Von Michael Horst | 07.03.2013
    Fans des großen Regisseurs hätten gewarnt sein sollen: Zwar gilt Werner Herzog als passionierter Opernregisseur, seit er vor über 25 Jahren dieses Metier für sich entdeckt hat. Aber seine letzte Arbeit für die Opernbühne liegt immerhin schon fünf Jahre zurück, und Opernarbeiten anderer Kollegen pflegt er grundsätzlich nicht zur Kenntnis zu nehmen. Und noch etwas Interessantes gab Herzog bei einem Publikumsgespräch vor der römischen Premiere der "Due Foscari" zu Protokoll. Für ihn bestehe in ästhetischer Hinsicht ein großer Unterschied in der Funktion, die Musik in seinen Filmen hat, und derjenigen in der Oper. Bei seinen Filmen solle die Musik nicht die Handlung unterstützen oder untermalen, sondern eine Art Parallelstrang an Empfindungen und Emotionen entwickeln. Wie etwa in dem Film "Hirten der Sonne", wo Stammeskrieger in der Sahara gezeigt werden, während der letzte Kastrat der päpstlichen Kapelle Gounods "Ave Maria" singt. Bei der Oper dagegen, das weiß auch Herzog, verweist die Musik auf die Handlung, so wie die Handlung auf die Musik verweist. Beide sind untrennbar miteinander verbunden.
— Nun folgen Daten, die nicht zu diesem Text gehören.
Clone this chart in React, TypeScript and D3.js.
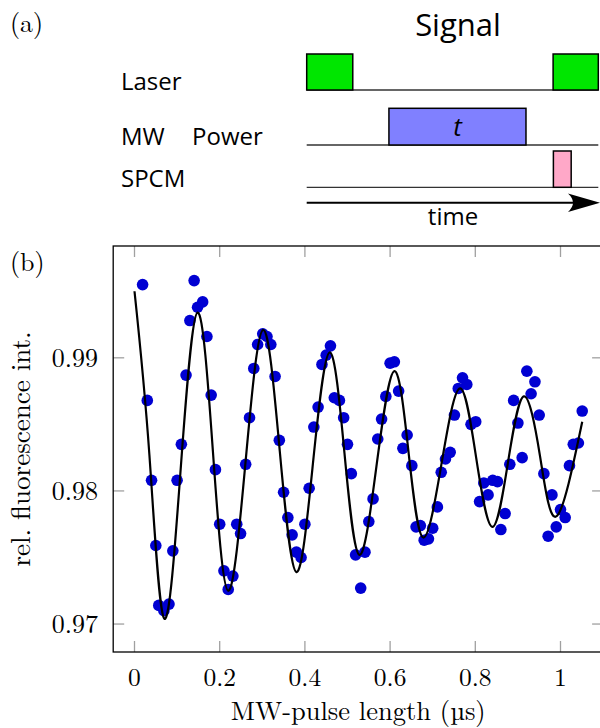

    Insofern durfte man gespannt sein, welche visuellen Lösungen der Regisseur für "I due Foscari" finden würde. Verdis sechste Oper ist knapp und klar konzipiert, sie wird geprägt von einem durchgehend düsteren Tonfall. Aber sie stellt an einen Regisseur besondere Herausforderungen, da eigentlich nichts Dramatisches passiert und alles von Anfang an wie erwartet auf das tödliche Ende zuläuft. Es gibt drei Protagonisten: Jacopo Foscari, der unrechtmäßig des Mordes an einem anderen Patrizier angeklagt wird, seine Ehefrau Lucrezia - und seinen Vater, den Dogen, der hin- und hergerissen ist zwischen seinen Pflichten als Doge und der Liebe zu seinem Sohn. Und alle drei warten mehr oder wenig macht- und hilflos auf den Richterspruch, es gibt keine überraschenden Wendungen, und nicht einmal der Bösewicht, der die ganze Mordintrige eingefädelt hat, tritt als Gegengewicht stärker in Erscheinung.

    Herzog nimmt diese Herausforderung nicht an. Es reicht ihm, gefällige Arrangements auf die Bühne zu bringen, in grauen Steinwänden, dekoriert mit venezianischen Löwen. Schneehaufen und Eiszapfen deuten auf die eingefrorenen Gefühle hin, aber sie wirken nur wie Kulisse. Hilflosigkeit, Isolation, Machtwillkür, das sind die Themen, die sich bei den "Due Foscari" aufdrängen, aber Herzog findet dafür kein einziges starkes oder originelles Bild, das über den bloßen Text hinausweisen würde. Er wagt es nicht, an der Oberfläche zu kratzen, um in die Abgründe dieser seelischen Tragödie zu schauen.

    Die Sänger schreiten und gestikulieren so klischeehaft, wie man es aus alten Zeiten kennt, und mit dem Chor, sozusagen die vierte Macht in dieser Oper, weiß der Regisseur am wenigsten anzufangen. Die Mannen stellen sich gleich in einer Reihe im Halbrund auf, um Dirigent und Publikum direkt ins Auge zu blicken.

    Wie gut, dass die musikalische Seite des Abends reichlich Entschädigung bot. Riccardo Muti zeigte mit jedem Takt dieser Aufführung, dass ihm die "Due Foscari" ein Herzensanliegen sind - und dass er zu den Maßstab setzenden Verdi-Dirigenten unserer Zeit gehört. Er lotete jedes Detail sorgsam aus, er forcierte den jugendlichen Drive dieser Oper und er legte das klangvolle Fundament für die Sänger. Tatjana Serjan brillierte in der höchst anspruchsvollen Rolle der Ehefrau Lucrezia, und Francesco Meli bewältigte die Klippen seiner Tenorpartie souverän und mit großer Musikalität. Es hätte ein packender Abend werden können. Aber dazu hätten Werner Herzog etwas mehr als ein paar schöne Bilder einfallen müssen.